According to the French authority, investigations revealed that “when users visited this site, cookies were deposited on their terminal without their consent, while these cookies were used, among others, for advertising purposes”.

Not the first, not the last

The CNIL stated that the sanction was warranted due to the company indirectly producing advertising profits from data obtained via cookies, which are small files that monitor web activity.

The organization has been given three months to fix the problem, with a maximum fine of €60,000 euros for every day overdue.
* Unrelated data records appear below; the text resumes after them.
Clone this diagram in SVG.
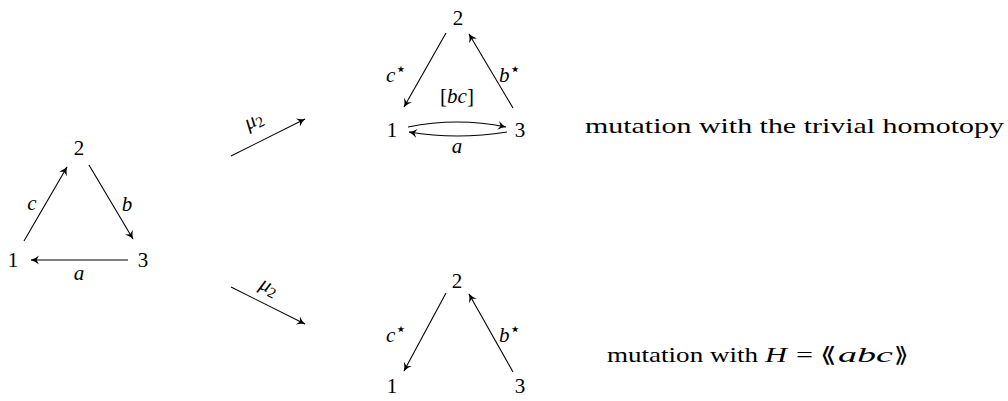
<svg xmlns="http://www.w3.org/2000/svg" width="1008" height="401" viewBox="0 0 1008 401">
<style>
text{font-family:"Liberation Serif","DejaVu Serif",serif;font-size:21px;fill:#000}
.n{text-anchor:middle}
.i{font-style:italic}
.e{fill:none;stroke:#000;stroke-width:1.1}
.sm{font-size:15px}
.st{font-family:"DejaVu Sans",sans-serif;font-size:18px;font-style:normal}
</style>
<defs>
<marker id="ah" viewBox="-9 -5 10 10" refX="0" refY="0" markerWidth="10" markerHeight="10" markerUnits="userSpaceOnUse" orient="auto">
<path d="M0.5,0 Q-4,-1 -8,-4.5 L-5.5,0 L-8,4.5 Q-4,1 0.5,0 Z" fill="#000"/>
</marker>
</defs>
<rect width="1008" height="401" fill="#fff"/>
<g id="connectors">
<line class="e" x1="24" y1="241" x2="67" y2="167" marker-end="url(#ah)"/>
<line class="e" x1="89" y1="165" x2="133" y2="239" marker-end="url(#ah)"/>
<line class="e" x1="128" y1="260" x2="31" y2="260" marker-end="url(#ah)"/>
<line class="e" x1="231" y1="156" x2="305" y2="119" marker-end="url(#ah)"/>
<line class="e" x1="231" y1="287" x2="305" y2="324" marker-end="url(#ah)"/>
<line class="e" x1="446" y1="33" x2="404" y2="107" marker-end="url(#ah)"/>
<line class="e" x1="513" y1="108" x2="469" y2="34" marker-end="url(#ah)"/>
<path class="e" d="M408,127 Q457,117 506,127" marker-end="url(#ah)"/>
<path class="e" d="M507,132 Q457,140 409,132" marker-end="url(#ah)"/>
<line class="e" x1="446" y1="293" x2="404" y2="371" marker-end="url(#ah)"/>
<line class="e" x1="513" y1="372" x2="469" y2="294" marker-end="url(#ah)"/>
</g>
<g id="q1-n2"><text class="n" x="79" y="155">2</text></g>
<g id="q1-n1"><text class="n" x="13" y="267">1</text></g>
<g id="q1-n3"><text class="n" x="143" y="267">3</text></g>
<g id="q1-labels">
<text class="n i" x="32" y="210">c</text>
<text class="n i" x="127" y="211">b</text>
<text class="n i" x="79" y="280">a</text>
</g>
<g id="mu-top" transform="translate(258,125) rotate(-27)"><text class="i" x="-11" y="0">μ<tspan class="sm" font-style="normal" dy="3">2</tspan></text></g>
<g id="mu-bot" transform="translate(268,293) rotate(27)"><text class="i" x="-11" y="0">μ<tspan class="sm" font-style="normal" dy="3">2</tspan></text></g>
<g id="q2-n2"><text class="n" x="458" y="25">2</text></g>
<g id="q2-n1"><text class="n" x="392" y="137">1</text></g>
<g id="q2-n3"><text class="n" x="520" y="137">3</text></g>
<g id="q2-labels">
<text class="i" x="386" y="82">c<tspan class="st" dy="-7">⋆</tspan></text>
<text class="i" x="499" y="82">b<tspan class="st" dy="-7">⋆</tspan></text>
<text class="n" x="457" y="103">[<tspan class="i">bc</tspan>]</text>
<text class="n i" x="457" y="153">a</text>
</g>
<g id="q3-n2"><text class="n" x="457" y="288">2</text></g>
<g id="q3-n1"><text class="n" x="392" y="393">1</text></g>
<g id="q3-n3"><text class="n" x="520" y="393">3</text></g>
<g id="q3-labels">
<text class="i" x="386" y="342">c<tspan class="st" dy="-7">⋆</tspan></text>
<text class="i" x="499" y="342">b<tspan class="st" dy="-7">⋆</tspan></text>
</g>
<g id="caption-top"><text x="585" y="133" textLength="419" lengthAdjust="spacingAndGlyphs">mutation with the trivial homotopy</text></g>
<g id="caption-bot">
<text x="607" y="362" textLength="151" lengthAdjust="spacingAndGlyphs">mutation with</text>
<text class="i" x="765" y="362" textLength="22" lengthAdjust="spacingAndGlyphs">H</text>
<text x="796" y="362" textLength="17" lengthAdjust="spacingAndGlyphs">=</text>
<text x="820" y="362" textLength="17" lengthAdjust="spacingAndGlyphs">⟪</text>
<text class="i" x="838" y="362" textLength="55" lengthAdjust="spacingAndGlyphs">abc</text>
<text x="894" y="362" textLength="15" lengthAdjust="spacingAndGlyphs">⟫</text>
</g>
</svg>
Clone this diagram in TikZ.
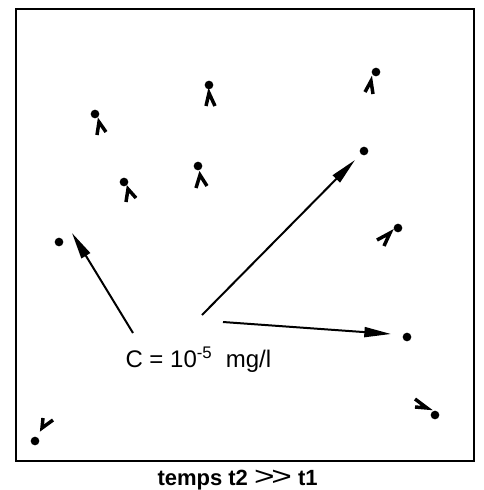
\documentclass[tikz,border=0pt]{standalone}
\usepackage{fontspec}
\setmainfont{Liberation Sans}
\usetikzlibrary{arrows.meta}

\tikzset{every picture/.style={line width=0.75pt}}
\tikzset{
  particle/.style={circle,fill=black,inner sep=0pt,minimum size=6.5pt},
  trail/.style={line width=2.6pt,line join=miter},
  drift/.style={line width=1.5,-{Triangle[length=20pt,width=7.5pt]}}
}

\begin{document}
\begin{tikzpicture}[x=0.75pt,y=0.75pt,yscale=-1,xscale=1]
\path[use as bounding box] (0,0) rectangle (484,490);

%Shape: Rectangle
\draw [line width=1.8] (16,9) rectangle (474,461);

%Shape: Circle
\node [particle] (p1) at (95,114) {};
\node [particle] (p2) at (209,85) {};
\node [particle] (p3) at (376,72) {};
\node [particle] (p4) at (364,151) {};
\node [particle] (p5) at (124,182) {};
\node [particle] (p6) at (198,166) {};
\node [particle] (p7) at (398,228) {};
\node [particle] (p8) at (59,242) {};
\node [particle] (p9) at (407,337) {};
\node [particle] (p10) at (435,415) {};
\node [particle] (p11) at (35,441) {};

%Straight Lines
\draw [trail] (97,135) -- (99,122) -- (106,132) ;
\draw [trail] (206,106) -- (209,93) -- (215,106) ;
\draw [trail] (365,92) -- (371,81) -- (373,94) ;
\draw [trail] (126,202) -- (128,189) -- (136,198) ;
\draw [trail] (196,188) -- (200,175) -- (207,186) ;
\draw [trail] (377,240) -- (390,233) -- (384,246) ;
\draw [trail] (415,399) -- (427,408) -- (415,407) ;
\draw [trail] (43,418) -- (42,428) -- (53,420) ;

% Text Node
\node (conc) at (125,367) [anchor=base west,inner sep=0pt,font=\fontsize{18}{18}\selectfont] {C = 10\textsuperscript{-5}\ \ mg/l};
% Text Node
\node (time) at (157,485) [anchor=base west,inner sep=0pt,font=\bfseries\fontsize{16.5}{16.5}\selectfont] {temps t2 {\mdseries\scalebox{1.6}[1.2]{>\kern-1.5pt>}} t1};

\coordinate (a1) at (133,333);
\coordinate (b1) at (202,315);
\coordinate (c1) at (223,322);
\coordinate (a2) at (72,233);
\coordinate (b2) at (355,160);
\coordinate (c2) at (391,334);

%Straight Lines
\draw [drift] (a1) -- (a2) ;
\draw [drift] (b1) -- (b2) ;
\draw [drift] (c1) -- (c2) ;

\end{tikzpicture}
\end{document}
The CNIL frequently audits sites that fail to meet cookie guidelines set by the GDPR. The regulator fined Google and Facebook €150 million and €60 million, respectively, for similar violations last year.

Risky cookies

When someone visits a website and accepts cookies, small files are stored on their computer, allowing web browsers to track their activity.

Cookies are extremely useful to internet platforms that personalize advertisements, which is the major source of revenue for giants like Facebook and Google. However, privacy activists have long resisted the practice.

Ever since the European Union implemented the GDPR in 2018, internet companies have faced stricter laws requiring them to properly obtain consent from users before deploying cookies.